▸ COLLECTED DATA:
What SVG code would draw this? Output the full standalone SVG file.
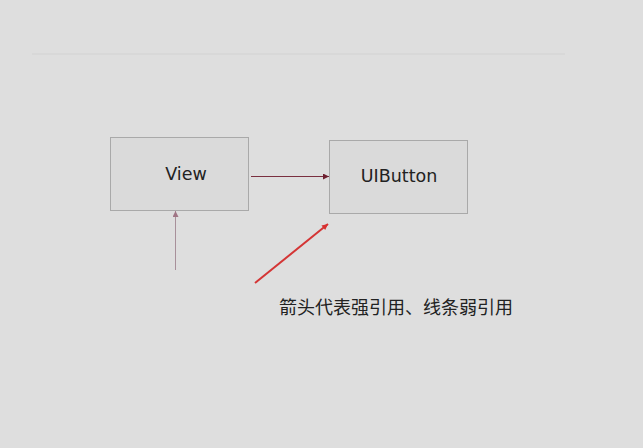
<svg xmlns="http://www.w3.org/2000/svg" width="643" height="448" viewBox="0 0 643 448">
<style>
.box{fill:#dadada;stroke:#a9a9a9;stroke-width:1}
.lbl{font-family:"DejaVu Sans","Liberation Sans",sans-serif;font-size:17.5px;fill:#222;text-anchor:middle}
.note{font-family:"Noto Sans CJK SC","Liberation Sans",sans-serif;font-size:18px;fill:#222}
</style>
<defs>
<marker id="ah1" viewBox="0 0 10 10" refX="10" refY="5" markerWidth="9" markerHeight="6" orient="auto" markerUnits="userSpaceOnUse"><path d="M0,0L10,5L0,10z" fill="#6e2030"/></marker>
<marker id="ah2" viewBox="0 0 10 10" refX="10" refY="5" markerWidth="8" markerHeight="6" orient="auto" markerUnits="userSpaceOnUse"><path d="M0,0L10,5L0,10z" fill="#a07585"/></marker>
<marker id="ah3" viewBox="0 0 10 10" refX="10" refY="5" markerWidth="8" markerHeight="6" orient="auto" markerUnits="userSpaceOnUse"><path d="M0,0L10,5L0,10z" fill="#d83030"/></marker>
</defs>
<rect width="643" height="448" fill="#dedede"/>
<line x1="32" y1="54" x2="565" y2="54" stroke="#d6d6d6" stroke-width="1.5"/>
<g id="node-view">
<rect class="box" x="110.5" y="137.5" width="138" height="73"/>
<text class="lbl" x="186" y="180">View</text>
</g>
<g id="node-uibutton">
<rect class="box" x="329.5" y="140.5" width="138" height="73"/>
<text class="lbl" x="399" y="182">UIButton</text>
</g>
<g id="connectors">
<line x1="251" y1="176.5" x2="329" y2="176.5" stroke="#7a3040" stroke-width="1" marker-end="url(#ah1)"/>
<line x1="175.5" y1="270" x2="175.5" y2="211" stroke="#a8909a" stroke-width="1" marker-end="url(#ah2)"/>
<line x1="255" y1="283" x2="328" y2="224" stroke="#d43535" stroke-width="2" marker-end="url(#ah3)"/>
</g>
<text class="note" x="279" y="314">箭头代表强引用、线条弱引用</text>
</svg>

▸ WORK TO COMPLETE:
Write out the listing above again, exactly, but with no pictures in the copy.

▸ EXERCISE ANSWER:
What SVG code would draw this? Output the full standalone SVG file.
<svg xmlns="http://www.w3.org/2000/svg" width="643" height="448" viewBox="0 0 643 448">
<style>
.box{fill:#dadada;stroke:#a9a9a9;stroke-width:1}
.lbl{font-family:"DejaVu Sans","Liberation Sans",sans-serif;font-size:17.5px;fill:#222;text-anchor:middle}
.note{font-family:"Noto Sans CJK SC","Liberation Sans",sans-serif;font-size:18px;fill:#222}
</style>
<defs>
<marker id="ah1" viewBox="0 0 10 10" refX="10" refY="5" markerWidth="9" markerHeight="6" orient="auto" markerUnits="userSpaceOnUse"><path d="M0,0L10,5L0,10z" fill="#6e2030"/></marker>
<marker id="ah2" viewBox="0 0 10 10" refX="10" refY="5" markerWidth="8" markerHeight="6" orient="auto" markerUnits="userSpaceOnUse"><path d="M0,0L10,5L0,10z" fill="#a07585"/></marker>
<marker id="ah3" viewBox="0 0 10 10" refX="10" refY="5" markerWidth="8" markerHeight="6" orient="auto" markerUnits="userSpaceOnUse"><path d="M0,0L10,5L0,10z" fill="#d83030"/></marker>
</defs>
<rect width="643" height="448" fill="#dedede"/>
<line x1="32" y1="54" x2="565" y2="54" stroke="#d6d6d6" stroke-width="1.5"/>
<g id="node-view">
<rect class="box" x="110.5" y="137.5" width="138" height="73"/>
<text class="lbl" x="186" y="180">View</text>
</g>
<g id="node-uibutton">
<rect class="box" x="329.5" y="140.5" width="138" height="73"/>
<text class="lbl" x="399" y="182">UIButton</text>
</g>
<g id="connectors">
<line x1="251" y1="176.5" x2="329" y2="176.5" stroke="#7a3040" stroke-width="1" marker-end="url(#ah1)"/>
<line x1="175.5" y1="270" x2="175.5" y2="211" stroke="#a8909a" stroke-width="1" marker-end="url(#ah2)"/>
<line x1="255" y1="283" x2="328" y2="224" stroke="#d43535" stroke-width="2" marker-end="url(#ah3)"/>
</g>
<text class="note" x="279" y="314">箭头代表强引用、线条弱引用</text>
</svg>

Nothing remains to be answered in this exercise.